Ideally, this would create a table for each replicated data set. For my case, I have 9 items (i.e., 10 score groups), so this would be my ‘replicated’ object if I had 3 replicated data sets (sorry for the poor formatting):

> replicated iterations [,1] [,2] [,3] 0 30 37 29 1 40 28 46 2 37 38 26 3 22 23 25 4 13 17 20 5 22 20 22 6 16 20 12 7 12 9 8 8 4 5 8 9 4 3 4
However, if I have a replicated data set with zero cases of a particular score group, the replicated object looks like this:

> replicated [[1]] x 0 1 2 3 4 5 6 7 8 33 43 32 25 23 19 10 11 4 [[2]] x 0 1 2 3 4 5 6 7 8 9 30 40 37 22 13 22 16 12 4 4 [[3]] x 0 1 2 3 4 5 6 7 8 9 37 28 38 23 17 20 20 9 5 3
I have figured out how to deal with the different structure to calculate chi square values; however, I am concerned that my chi square values for some of the replicated data sets will be inaccurate, since the expected scores would be based on 9 score groups (0-8) rather than 10 score groups (0-9).

Should this be a concern?

Thank you!
Danny

I missed this before. Even if you have zero cases in the replication, that doesn’t mean you can’t run Chi-square. You just plug in the zero. It’s only if the expected number of zeros is zero that you’ll run into trouble.

@danielcfurr may have more to say. I’m not sure he was on Discourse when you posted this originally (and I’m just catching up on some messages I missed earlier).

Thanks!

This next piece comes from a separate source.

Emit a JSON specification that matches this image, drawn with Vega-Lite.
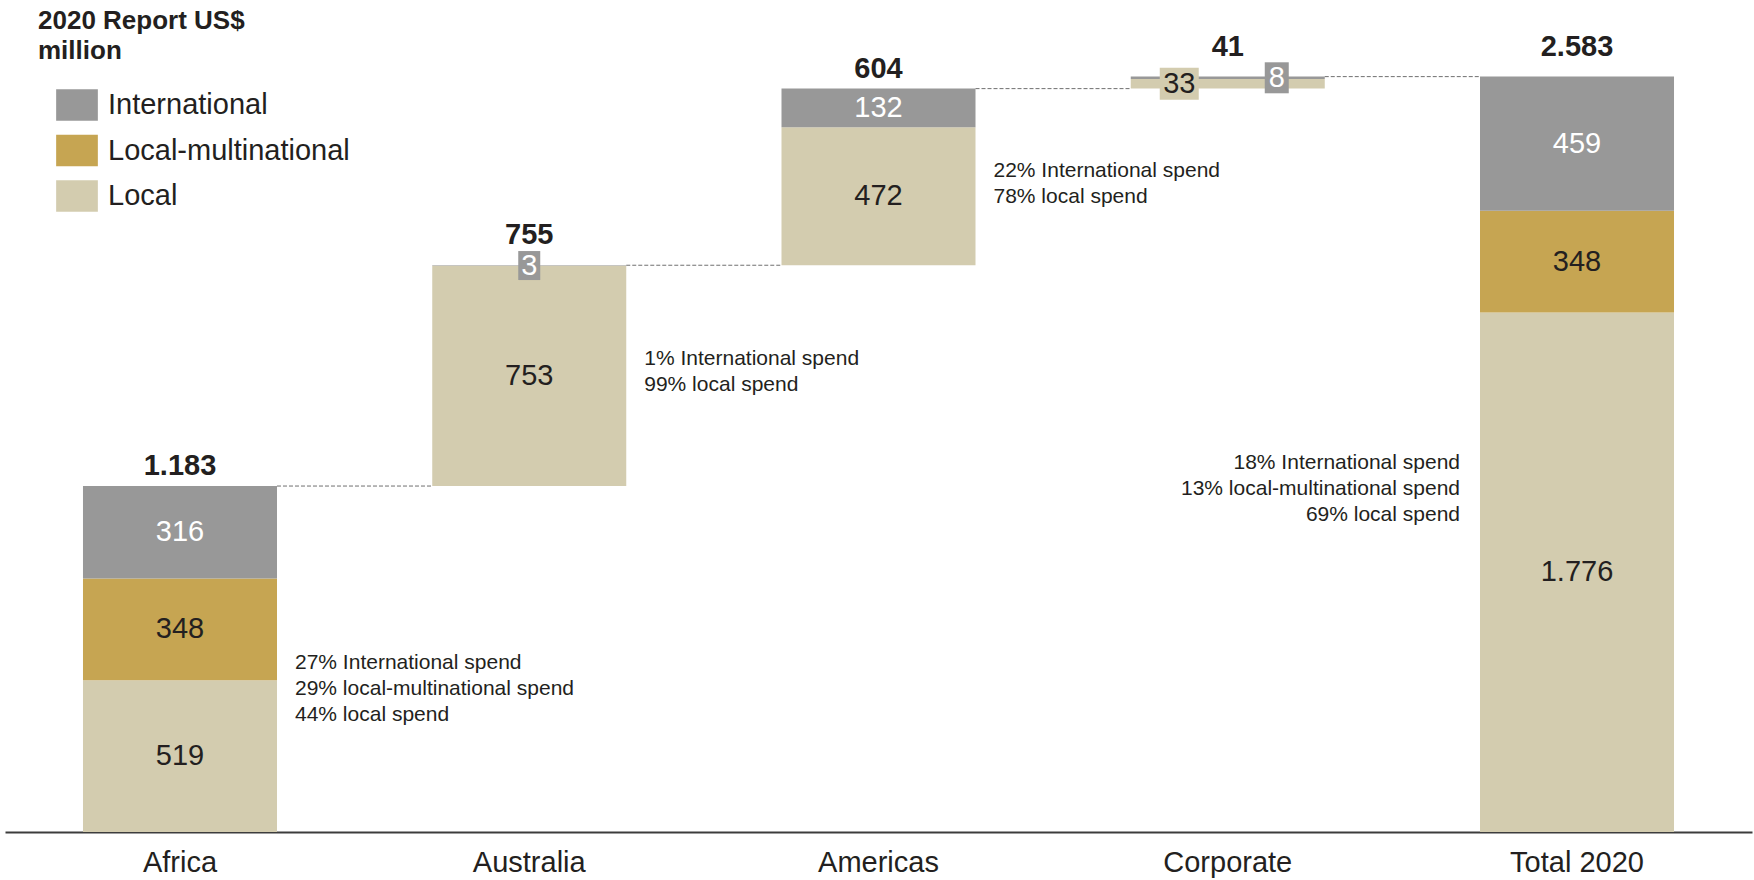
{
  "$schema": "https://vega.github.io/schema/vega-lite/v6.json",
  "width": 1747,
  "height": 832,
  "autosize": {"type": "none"},
  "padding": {"left": 5, "top": 0, "right": 2, "bottom": 48},
  "background": "white",
  "config": {"view": {"stroke": null}, "font": "Liberation Sans"},
  "datasets": {
    "segments": [
      {"category": "Africa", "type": "Local", "start": 0, "end": 519, "label": "519"},
      {"category": "Africa", "type": "Local-multinational", "start": 519, "end": 867, "label": "348"},
      {"category": "Africa", "type": "International", "start": 867, "end": 1183, "label": "316"},
      {"category": "Australia", "type": "Local", "start": 1183, "end": 1936, "label": "753"},
      {"category": "Australia", "type": "International", "start": 1936, "end": 1938, "label": "3"},
      {"category": "Americas", "type": "Local", "start": 1938, "end": 2410, "label": "472"},
      {"category": "Americas", "type": "International", "start": 2410, "end": 2542, "label": "132"},
      {"category": "Corporate", "type": "Local", "start": 2542, "end": 2575, "label": "33"},
      {"category": "Corporate", "type": "International", "start": 2575, "end": 2583, "label": "8"},
      {"category": "Total 2020", "type": "Local", "start": 0, "end": 1776, "label": "1.776"},
      {"category": "Total 2020", "type": "Local-multinational", "start": 1776, "end": 2124, "label": "348"},
      {"category": "Total 2020", "type": "International", "start": 2124, "end": 2583, "label": "459"}
    ],
    "totals": [
      {"category": "Africa", "value": 1183, "label": "1.183"},
      {"category": "Australia", "value": 1938, "label": "755"},
      {"category": "Americas", "value": 2542, "label": "604"},
      {"category": "Corporate", "value": 2583, "label": "41"},
      {"category": "Total 2020", "value": 2583, "label": "2.583"}
    ],
    "links": [
      {"from": "Africa", "to": "Australia", "level": 1183},
      {"from": "Australia", "to": "Americas", "level": 1938},
      {"from": "Americas", "to": "Corporate", "level": 2542},
      {"from": "Corporate", "to": "Total 2020", "level": 2583}
    ],
    "notes": [
      {"category": "Africa", "at": 556, "text": "27% International spend\n29% local-multinational spend\n44% local spend"},
      {"category": "Australia", "at": 1597, "text": "1% International spend\n99% local spend"},
      {"category": "Americas", "at": 2241, "text": "22% International spend\n78% local spend"},
      {"category": "Total 2020", "at": 1241, "text": "18% International spend\n13% local-multinational spend\n69% local spend"}
    ]
  },
  "layer": [
    {
      "data": {"name": "segments"},
      "mark": {"type": "bar"},
      "encoding": {
        "x": {"field": "category", "type": "nominal",
          "scale": {"domain": ["Africa", "Australia", "Americas", "Corporate", "Total 2020"], "paddingInner": 0.4445, "paddingOuter": 0.2233},
          "axis": {"title": null, "labelAngle": 0, "ticks": false, "tickSize": 0, "labelPadding": 39, "labelBaseline": "alphabetic", "labelFontSize": 29, "labelColor": "#231f20", "labelFont": "Liberation Sans", "domainColor": "#3c3c3c", "domainWidth": 2, "grid": false}},
        "y": {"field": "start", "type": "quantitative", "scale": {"domain": [0, 2845], "nice": false}, "axis": null},
        "y2": {"field": "end"},
        "color": {"field": "type", "type": "nominal",
          "scale": {"domain": ["International", "Local-multinational", "Local"], "range": ["#989898", "#C6A552", "#D3CCAF"]},
          "legend": {"orient": "none", "legendX": 33, "legendY": 8, "title": ["2020 Report US$", "million"], "titleLimit": 600, "titleFont": "Liberation Sans", "titleFontSize": 26, "titleFontWeight": "bold", "titleColor": "#231f20", "titleLineHeight": 30, "titlePadding": 20, "titleAnchor": "start", "labelFont": "Liberation Sans", "labelFontSize": 29, "labelColor": "#231f20", "labelLimit": 500, "symbolType": "M-1,-0.755H1V0.755H-1Z", "symbolSize": 1739, "symbolOffset": 18, "labelOffset": 10, "rowPadding": 8.5, "symbolStrokeWidth": 0, "symbolOpacity": 1, "padding": 0}}
      }
    },
    {
      "data": {"name": "links"},
      "mark": {"type": "rule", "strokeDash": [4, 2], "color": "#707070", "strokeWidth": 1},
      "encoding": {
        "x": {"field": "from", "type": "nominal", "bandPosition": 1,
          "scale": {"domain": ["Africa", "Australia", "Americas", "Corporate", "Total 2020"], "paddingInner": 0.4445, "paddingOuter": 0.2233},
          "axis": {"title": null, "labelAngle": 0, "ticks": false, "tickSize": 0, "labelPadding": 39, "labelBaseline": "alphabetic", "labelFontSize": 29, "labelColor": "#231f20", "labelFont": "Liberation Sans", "domainColor": "#3c3c3c", "domainWidth": 2, "grid": false}},
        "x2": {"field": "to", "bandPosition": 0},
        "y": {"field": "level", "type": "quantitative", "scale": {"domain": [0, 2845], "nice": false}, "axis": null}
      }
    },
    {
      "data": {"name": "segments"},
      "transform": [
        {"fold": ["start", "end"], "as": ["edge", "v"]},
        {"aggregate": [{"op": "mean", "field": "v", "as": "mid"}], "groupby": ["category", "type", "label"]}
      ],
      "encoding": {
        "x": {"field": "category", "type": "nominal",
          "scale": {"domain": ["Africa", "Australia", "Americas", "Corporate", "Total 2020"], "paddingInner": 0.4445, "paddingOuter": 0.2233},
          "axis": {"title": null, "labelAngle": 0, "ticks": false, "tickSize": 0, "labelPadding": 39, "labelBaseline": "alphabetic", "labelFontSize": 29, "labelColor": "#231f20", "labelFont": "Liberation Sans", "domainColor": "#3c3c3c", "domainWidth": 2, "grid": false}},
        "y": {"field": "mid", "type": "quantitative", "scale": {"domain": [0, 2845], "nice": false}, "axis": null},
        "text": {"field": "label", "type": "nominal"}
      },
      "layer": [
        {
          "transform": [{"filter": "!(datum.category == 'Corporate' || (datum.category == 'Australia' && datum.type == 'International'))"}],
          "mark": {"type": "text", "fontSize": 29, "align": "center", "baseline": "middle"},
          "encoding": {"color": {"condition": {"test": "datum.type == 'International'", "value": "#ffffff"}, "value": "#231f20"}}
        },
        {
          "transform": [{"filter": "datum.category == 'Australia' && datum.type == 'International'"}],
          "mark": {"type": "point", "shape": "M-11,-14.5H11V14.5H-11Z", "size": 4, "filled": true, "opacity": 1, "color": "#989898", "strokeWidth": 0}
        },
        {
          "transform": [{"filter": "datum.category == 'Australia' && datum.type == 'International'"}],
          "mark": {"type": "text", "fontSize": 29, "align": "center", "baseline": "middle", "color": "#ffffff"}
        },
        {
          "transform": [{"filter": "datum.category == 'Corporate' && datum.type == 'Local'"}],
          "mark": {"type": "point", "shape": "M-19.5,-16H19.5V16H-19.5Z", "size": 4, "filled": true, "opacity": 1, "color": "#D3CCAF", "strokeWidth": 0, "xOffset": -48.5}
        },
        {
          "transform": [{"filter": "datum.category == 'Corporate' && datum.type == 'Local'"}],
          "mark": {"type": "text", "fontSize": 29, "align": "center", "baseline": "middle", "color": "#231f20", "xOffset": -48.5}
        },
        {
          "transform": [{"filter": "datum.category == 'Corporate' && datum.type == 'International'"}],
          "mark": {"type": "point", "shape": "M-12,-15.5H12V15.5H-12Z", "size": 4, "filled": true, "opacity": 1, "color": "#989898", "strokeWidth": 0, "xOffset": 49}
        },
        {
          "transform": [{"filter": "datum.category == 'Corporate' && datum.type == 'International'"}],
          "mark": {"type": "text", "fontSize": 29, "align": "center", "baseline": "middle", "color": "#ffffff", "xOffset": 49}
        }
      ]
    },
    {
      "data": {"name": "totals"},
      "encoding": {
        "x": {"field": "category", "type": "nominal",
          "scale": {"domain": ["Africa", "Australia", "Americas", "Corporate", "Total 2020"], "paddingInner": 0.4445, "paddingOuter": 0.2233},
          "axis": {"title": null, "labelAngle": 0, "ticks": false, "tickSize": 0, "labelPadding": 39, "labelBaseline": "alphabetic", "labelFontSize": 29, "labelColor": "#231f20", "labelFont": "Liberation Sans", "domainColor": "#3c3c3c", "domainWidth": 2, "grid": false}},
        "y": {"field": "value", "type": "quantitative", "scale": {"domain": [0, 2845], "nice": false}, "axis": null},
        "text": {"field": "label", "type": "nominal"}
      },
      "layer": [
        {
          "transform": [{"filter": "datum.category == 'Africa' || datum.category == 'Americas'"}],
          "mark": {"type": "text", "fontSize": 29, "fontWeight": "bold", "align": "center", "baseline": "alphabetic", "color": "#231f20", "dy": -11}
        },
        {
          "transform": [{"filter": "!(datum.category == 'Africa' || datum.category == 'Americas')"}],
          "mark": {"type": "text", "fontSize": 29, "fontWeight": "bold", "align": "center", "baseline": "alphabetic", "color": "#231f20", "dy": -21}
        }
      ]
    },
    {
      "data": {"name": "notes"},
      "transform": [{"filter": "datum.category != 'Total 2020'"}],
      "mark": {"type": "text", "fontSize": 21, "align": "left", "baseline": "alphabetic", "color": "#231f20", "lineHeight": 26, "lineBreak": "\n", "xOffset": 18},
      "encoding": {
        "x": {"field": "category", "type": "nominal", "bandPosition": 1,
          "scale": {"domain": ["Africa", "Australia", "Americas", "Corporate", "Total 2020"], "paddingInner": 0.4445, "paddingOuter": 0.2233},
          "axis": {"title": null, "labelAngle": 0, "ticks": false, "tickSize": 0, "labelPadding": 39, "labelBaseline": "alphabetic", "labelFontSize": 29, "labelColor": "#231f20", "labelFont": "Liberation Sans", "domainColor": "#3c3c3c", "domainWidth": 2, "grid": false}},
        "y": {"field": "at", "type": "quantitative", "scale": {"domain": [0, 2845], "nice": false}, "axis": null},
        "text": {"field": "text", "type": "nominal"}
      }
    },
    {
      "data": {"name": "notes"},
      "transform": [{"filter": "datum.category == 'Total 2020'"}],
      "mark": {"type": "text", "fontSize": 21, "align": "right", "baseline": "alphabetic", "color": "#231f20", "lineHeight": 26, "lineBreak": "\n", "xOffset": -20},
      "encoding": {
        "x": {"field": "category", "type": "nominal", "bandPosition": 0,
          "scale": {"domain": ["Africa", "Australia", "Americas", "Corporate", "Total 2020"], "paddingInner": 0.4445, "paddingOuter": 0.2233},
          "axis": {"title": null, "labelAngle": 0, "ticks": false, "tickSize": 0, "labelPadding": 39, "labelBaseline": "alphabetic", "labelFontSize": 29, "labelColor": "#231f20", "labelFont": "Liberation Sans", "domainColor": "#3c3c3c", "domainWidth": 2, "grid": false}},
        "y": {"field": "at", "type": "quantitative", "scale": {"domain": [0, 2845], "nice": false}, "axis": null},
        "text": {"field": "text", "type": "nominal"}
      }
    }
  ]
}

My original questions wasn’t exactly about whether I could run chi-square when I have 0 cases, it was more about whether the formatting discrepancies (in which a score group isn’t represented, even by a 0) would cause issues.

It turns out it caused major problems with computation, but I actually figured out how to resolve the issue. I was able to restore my summaries to the original format from @danielcfurr’s tutorial by taking the length of each score group (as opposed to creating a table of total scores), which would return 0 if there was no representation of the group (instead of just not representing the group). It required a for-loop, so it wasn’t as pretty as the original code, but it did the trick.

If anyone else encounters this issue, here’s what I did (again, this is wide-formatted data, which deviates from the referenced tutorial, so I’m using rowSums to create total scores):


#observed score data frame
score.obs = rowSums(data)
observed = data.frame(matrix(nrow = 10, ncol = 2))
observed[1:10,1] = 0:9
for (r in 1:10) {
observed[r,2] = length(score.obs[score.obs == r-1])
}
colnames(observed) <- c("score", "obs")
observed$score = as.numeric(as.character(observed$score))
# replicated scores matrix
score.rep = apply(y_rep, 1, function(x) rowSums(x))
replicated = matrix(nrow = 10, ncol = 2500)
for (r in 1:10) {
for (c in 1:2500) {
replicated[r,c] = length(score.rep[score.rep[,(c)] == r-1,(c)])
}
}
expected = apply(replicated, 1, mean)
rep.chi2 = apply(replicated, 2, chi.test, expected = expected)
obs.chi2 = chi.test(observed$obs, expected)
PPP <- mean(obs.chi2 <= rep.chi2)


Thanks for clarifying and reporting back with a solution.